Facebook established its own data centre in Luleau, a small town outside the Arctic Circle, as early as 2013.

In addition to going to cooler places, the data centre itself is evolving.  The heat dissipation process has changed from high power consumption to more water consumption.  The use of air conditioning has gradually reduced.   Evaporative cooling systems have taken over.

Data Centres – drinking the world’s water?

Evaporative coolers use water for cooling and do not need electricity, significantly reducing power consumption.  But they also increase water consumption.  However, compared with electricity, water is cheaper, so many data centres now use evaporative coolers.  

Like Alibaba's data centre in Qiandao Lake, although the equipment is soaked in a special coolant for rapid heat dissipation, it ultimately needs cooling by a large amount of lake water.

Data Centres – drinking the world’s water?

The servers use the deep waters of the lake to dissipate heat.  No wonder many locals joke that the water they use is the ‘foot-washing’ water of the Alibaba Cloud Server.

Locations like Arizona and the Middle East have always been short of water.  Wind power and photoelectricity are plentiful, so electricity is cheap.  In addition, land in the desert is cheap, so building a data centre here saves money.

Google promised that by 2030, it will replenish 120% of the water it uses.  Microsoft pledged to reduce water consumption by 95% by 2024.   However, progress is slow because of the explosion of AI.  With the AI boom, competition will become fiercer, and the role of data centres will become more critical.  Heat dissipation will need upgrading again.  If not, AI may consume all the water in some areas well before it takes away human jobs.”

I had the good fortune to talk to Pip Squire, Head of Energy, Design and Innovation at Ark Data Centres in the United Kingdom. 

Data Centres – drinking the world’s water?

You must understand two important aspects of data centres. The first is that they can be no more than 50 kilometres from their primary customer base. For example, you cannot have a data centre in Iceland serving customers in Germany. Even with the fastest fibre connections, data will take too long to access over that distance. Customers will not accept even a few milliseconds delay.

Pip Squire explained

So, this means data centres are needed in many different environments…?

“Exactly!”  Pip says.  “This is my second point.  You may need to build a data centre in the desert, in an urban environment, where it is hot, cold, rainy, or dry.  The combinations are endless.  Therefore, each data centre needs a cooling system suiting its environment.  In Ark, operating in the UK, for example, we collect rainwater in vast underground tanks (like the Romans did) and use this for evaporative cooling.  Some advanced Scandinavian countries use seawater from the fiords and return it to the city to provide heat.”

Pip referred me to the Climate Neutral Data Centre organisation. Formed by data centre operators in Europe, its mission is to:

(utilise) a breadth of opportunities for data centres to support decarbonisation through digitalisation... Data centres can also play a key role in decarbonising Europe’s energy system by enabling the development of new renewable energy on the electric grid, providing carbon-free system services to the grid, and supporting heat recovery and reuse where possible and practical.

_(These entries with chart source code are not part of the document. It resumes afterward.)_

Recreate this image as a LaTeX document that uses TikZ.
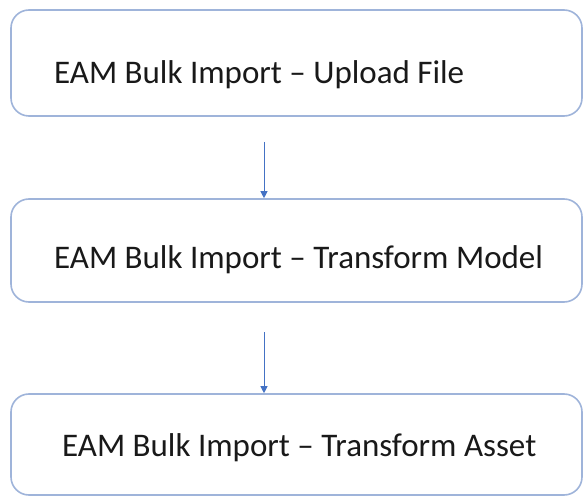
\documentclass[tikz,border=0pt]{standalone}
\usepackage{fontspec}
\setmainfont{Carlito}
\usetikzlibrary{arrows.meta}
\definecolor{boxline}{HTML}{9FB4DA}
\definecolor{arrowblue}{HTML}{4472C4}
\tikzset{
  stepbox/.style={draw=boxline, line width=1.6pt, rounded corners=18pt, rectangle, fill=white, minimum width=571pt, inner sep=0pt},
  steptext/.style={anchor=base west, inner sep=0pt, font=\fontsize{33pt}{37pt}\selectfont, text=black!90},
  flowarrow/.style={draw=arrowblue, line width=1pt, -{Triangle[length=7pt,width=7pt]}}
}
\begin{document}
\begin{tikzpicture}[x=1pt,y=-1pt]
\useasboundingbox (0,0) rectangle (584,497);
\node[stepbox, minimum height=106pt] (b1) at (296.5,63) {};
\node[stepbox, minimum height=103pt] (b2) at (296.5,250.5) {};
\node[stepbox, minimum height=101pt] (b3) at (296.5,444.5) {};
\node[steptext] (t1) at (54,84) {EAM Bulk Import – Upload File};
\node[steptext] (t2) at (54,269) {EAM Bulk Import – Transform Model};
\node[steptext] (t3) at (62,456) {EAM Bulk Import – Transform Asset};
\coordinate (a1) at (264,142);
\coordinate (a2) at (264,332);
\draw[flowarrow] (a1) -- (a1 |- b2.north);
\draw[flowarrow] (a2) -- (a2 |- b3.north);
\end{tikzpicture}
\end{document}
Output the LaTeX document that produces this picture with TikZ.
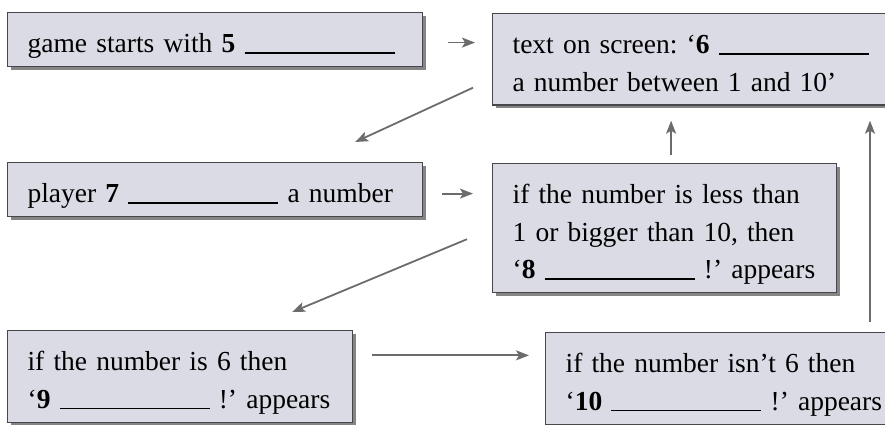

The USA and other regions seem not as well prepared to tackle environmental concerns.  An article in IOP Science clarifies its authors' concerns that more needs to be done. The report from I-Feng echoes this. The authors also suggest approaches to tackle environmental issues that the Europeans have adopted more quickly.

The subbasin or state of direct and indirect environmental impact associated with data center operation.
The subbasin or state of direct and indirect environmental impact associated with data center operation.

Pip Squire agrees that the rapid expansion of AI will lead to more significant heat dissipation problems in data centres.  “We are all concerned to manage this expansion in the most environmentally friendly ways,” he says.  “As with everything, the technology is there to eliminate environmental effects.  Not only that, but as the Scandinavians have shown, the heat generated can produce positive environmental outcomes.”   

Conclusions

The world relies on data centres and will continue to need more.  The amount of heat generated by data centre servers will rise rapidly.  Dissipating that heat will require even more resources.  The technology already exists to mitigate environmental damage; it will continue to evolve.  Data centres can even contribute to carbon reduction.  

As always, the means exist if we care to use them.

So, Editor, thank you for your article and for raising this critical issue.  And thank you, Pip Squire, for providing an all-important balance to the editor’s fears about global water supplies.  It is clear that Europe at least, is well aware of the problem and is tackling it enthusiastically and creatively.